A veces a uno le toca ser testigo -precisamente por ese estar allí como no estando- de conversaciones insólitas; también es posible observar sin mucho pudor a todo tipo de personajes que circulan o se detienen en los alrededores. El otro día, había un gordito con cierta calvicie que intentaba concertar una especie de cita con una mujer por celular, o mejor dicho de convencer a dicha mujer de que fuera a su casa a comer sushi, pero dejando claro que con ellos estaría un tal Dante (cosa de que la mujer no fuera a detectar sus intenciones). Estaba tan nervioso que ese asunto de Dante y el sushi lo repitió varias veces; luego le preguntó por unos paquetitos aromáticos para los roperos que no recordaba dónde era que se compraban. Me recordó al protagonista de La vida útil; no puedo decir que la película me gustó porque me sumergió de cabeza en los patéticos años ochenta uruguayos (si hay algo de lo que no me quiero acordar, es de aquella sensación descorazonada y opresiva). Pero sin duda este tipo de hombres torpes, aniñados y entrañables existen en el mundo. Estas viñetas conviven conmigo todo el tiempo gracias a mi privilegiado escondite en las rutas del consumismo.

Seguramente las respetables señoras de casi medio siglo no deberíamos sentarnos de vaqueros y piernas cruzadas a comer enormes medialunas en el medio del shopping como liceales. Debe ser verdad que aún tengo muchas actitudes adolescentes. Por otro lado, en la vida me toca o he elegido actuar  como vieja sabia, ayudando a la gente a lidiar con sus profundidades y sus sombras. Creo que también me merezco jugar, flotar, perder el tiempo, dejar salir mis zonas inmaduras para que algo de liviandad me ayude a sobrellevar el comprometido y preciado paquete. Así que seguiré cultivando mi vida secreta en todas sus formas porque me hace bien. Con estas tonterías, que no le reporto a nadie, aunque las tome de excusa para escribir aquí. Y lo mismo haré con estados de ánimo, vínculos viejos y nuevos, exploraciones, visiones, sueños, fantasías, conversaciones callejeras, memorias que le corresponden únicamente a mi soberanía territorial, el primero y más elemental derecho humano. De todo eso elegiré cómo, cuándo y con quién compartir cada cosa, si acaso le llega su momento. Espero querer compartir mucho, pero no lo haré por decreto.
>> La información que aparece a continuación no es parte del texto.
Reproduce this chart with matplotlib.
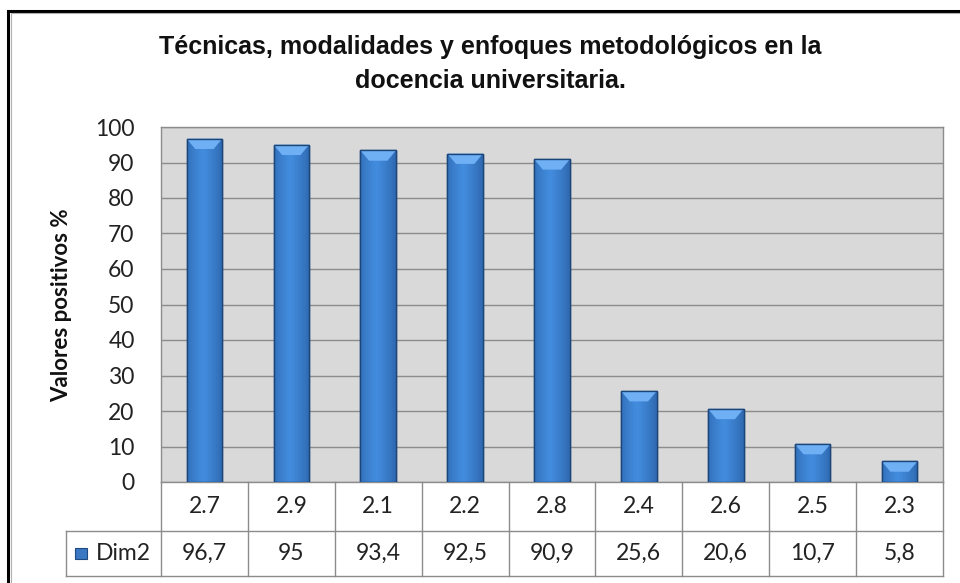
import numpy as np
import matplotlib
matplotlib.use("Agg")
import matplotlib.pyplot as plt
from matplotlib.patches import Rectangle, Polygon
from matplotlib.lines import Line2D

categories = ["2.7", "2.9", "2.1", "2.2", "2.8", "2.4", "2.6", "2.5", "2.3"]
values = [96.7, 95, 93.4, 92.5, 90.9, 25.6, 20.6, 10.7, 5.8]
value_labels = ["96,7", "95", "93,4", "92,5", "90,9", "25,6", "20,6", "10,7", "5,8"]
series_name = "Dim2"
yticks = [0, 10, 20, 30, 40, 50, 60, 70, 80, 90, 100]
title = "Técnicas, modalidades y enfoques metodológicos en la\ndocencia universitaria."
ylabel = "Valores positivos %"

W, H = 960, 583
fig = plt.figure(figsize=(W / 100, H / 100), dpi=100)
fig.patch.set_facecolor("white")

body_font = ["Lato", "DejaVu Sans"]
title_font = ["Liberation Sans Narrow", "Liberation Sans", "DejaVu Sans"]
fs = 16.5

ax_l, ax_r, ax_t, ax_b = 161, 943, 127, 482
ax = fig.add_axes([ax_l / W, 1 - ax_b / H, (ax_r - ax_l) / W, (ax_b - ax_t) / H])
ax.set_facecolor("#d9d9d9")
n = len(categories)
x = np.arange(n)
ax.set_xlim(-0.5, n - 0.5)
ax.set_ylim(0, 100)
ax.set_yticks(yticks)
ax.set_yticklabels([str(t) for t in yticks], fontsize=fs, family=body_font, color="#222222")
ax.tick_params(axis="y", length=0, pad=19)
ax.set_xticks([])
for s in ax.spines.values():
    s.set_color("#8c8c8c")
    s.set_linewidth(1.0)
ax.yaxis.grid(True, color="#8c8c8c", linewidth=1.0)
ax.set_axisbelow(True)

bw = 0.41
bars = ax.bar(x, values, width=bw, color="#3a78c3", edgecolor="#1f4a80", linewidth=1.0, zorder=3)

# horizontal gradient shading clipped to each bar
grad = np.linspace(0, 1, 256)
prof = 1 - 0.55 * np.abs(grad - 0.45) ** 1.2 * 2
prof = np.clip(prof, 0, 1)
c_dark = np.array([0.12, 0.29, 0.54])
c_light = np.array([0.26, 0.55, 0.87])
img = c_dark[None, :] + (c_light - c_dark)[None, :] * prof[:, None]
img = img[None, :, :]
for rect, v in zip(bars, values):
    x0 = rect.get_x()
    x1 = x0 + rect.get_width()
    im = ax.imshow(img, extent=[x0, x1, 0, v], aspect="auto", zorder=3.5, interpolation="bilinear")
    im.set_clip_path(rect)
    # top bevel
    d = 2.9
    ins = 0.10
    poly = Polygon([(x0, v), (x1, v), (x1 - ins, v - d), (x0 + ins, v - d)], closed=True,
                   facecolor="#6fb0f5", edgecolor="none", zorder=3.8)
    ax.add_patch(poly)
    ax.add_patch(Rectangle((x0, 0), x1 - x0, v, facecolor="none", edgecolor="#1d4678",
                           linewidth=1.0, zorder=4))

# data table
tr = ax.get_xaxis_transform()
ah = ax_b - ax_t
y_r1 = -(531 - ax_b) / ah
y_r2 = -(576 - ax_b) / ah
colw = (ax_r - ax_l) / n
x_leg = -0.5 + (66 - ax_l) / colw
lc = "#8c8c8c"
for xb in np.arange(-0.5, n, 1.0):
    ax.add_line(Line2D([xb, xb], [0, y_r2], transform=tr, color=lc, lw=1.0, clip_on=False))
ax.add_line(Line2D([x_leg, n - 0.5], [y_r1, y_r1], transform=tr, color=lc, lw=1.0, clip_on=False))
ax.add_line(Line2D([x_leg, n - 0.5], [y_r2, y_r2], transform=tr, color=lc, lw=1.0, clip_on=False))
ax.add_line(Line2D([x_leg, x_leg], [y_r1, y_r2], transform=tr, color=lc, lw=1.0, clip_on=False))
for xi, c, vl in zip(x, categories, value_labels):
    ax.text(xi, y_r1 / 2, c, transform=tr, ha="center", va="center", fontsize=fs,
            family=body_font, color="#222222", clip_on=False)
    ax.text(xi, (y_r1 + y_r2) / 2, vl, transform=tr, ha="center", va="center", fontsize=fs,
            family=body_font, color="#222222", clip_on=False)

# legend key in table
kx0 = -0.5 + (75 - ax_l) / colw
kx1 = -0.5 + (87 - ax_l) / colw
ymid = (y_r1 + y_r2) / 2
kh = 11 / ah
ax.add_patch(Rectangle((kx0, ymid - kh / 2), kx1 - kx0, kh, transform=tr, facecolor="#3a78c3",
                       edgecolor="#1f4a80", lw=0.8, clip_on=False, zorder=5))
ax.text(-0.5 + (96 - ax_l) / colw, ymid, series_name, transform=tr, ha="left", va="center",
        fontsize=fs, family=body_font, color="#222222", clip_on=False)

# y label
fig.text(62 / W, 1 - 305 / H, ylabel, rotation=90, ha="center", va="center", fontsize=16,
         fontweight="bold", family=body_font, color="#111111")

# title
fig.text(490 / W, 1 - 64 / H, title, ha="center", va="center", fontsize=18, fontweight="bold",
         family=title_font, color="#111111", linespacing=1.5)

# outer border
fig.patches.append(Rectangle((8 / W, -0.1), 1.2, 1.1 - 11 / H, transform=fig.transFigure,
                             facecolor="none", edgecolor="black", linewidth=2.2, zorder=10))
fig.patches.append(Rectangle((10.5 / W, -0.1), 1.2, 1.1 - 13.5 / H, transform=fig.transFigure,
                             facecolor="none", edgecolor="#b0b0b0", linewidth=0.8, zorder=10))

fig.savefig("out.png", dpi=100)
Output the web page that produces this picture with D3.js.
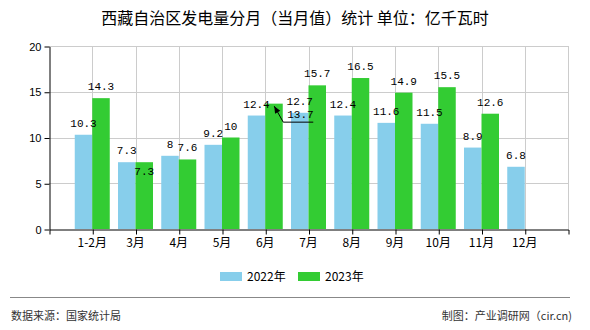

Es lindo pasar toda una noche charlando con una amiga y tomar vino mientras se cuentan secretos y reflexiones. También lo es llorar junto a un ser querido nuestras miserias, nuestro lado perdedor, y no tener que esconderse. La confesión alivia, las revelaciones de algo viejo sorprenden. Las pasiones calladas que un día se dicen. Las pesadillas que se cuentan entre ahogos. Los sueños de lo improbable que uno se atreve a formular. Y pocas cosas deben ser más reconfortantes que una pareja de muchos años que nos mira y nos conoce más que nadie. Pero siempre quedará una zona privada en el alma, y está bien que así sea: ese mismo espacio será la tierra que pisaremos cuando llegue el día de nuestra muerte. Que, aunque idealmente pudiera encontrarnos rodeados de afectos, no dejará de ser en solitario.

Hay cajitas guardadas en el desván y llenas de telarañas, hay diarios rojos con llavecitas, hay olores en el frasco y en los roperos abandonados, hay todo lo que pudo haber sido, hay danzas efímeras, hay miradas que descubren y son descubiertas, hay lágrimas que se contienen y también lágrimas que se lloran, pero cuya causa se elige no decir.

Qué suerte que todavía me puedo sentar allí, al lado del ascensor, en ese lugar medio decadente de las privadas manías incomprensibles.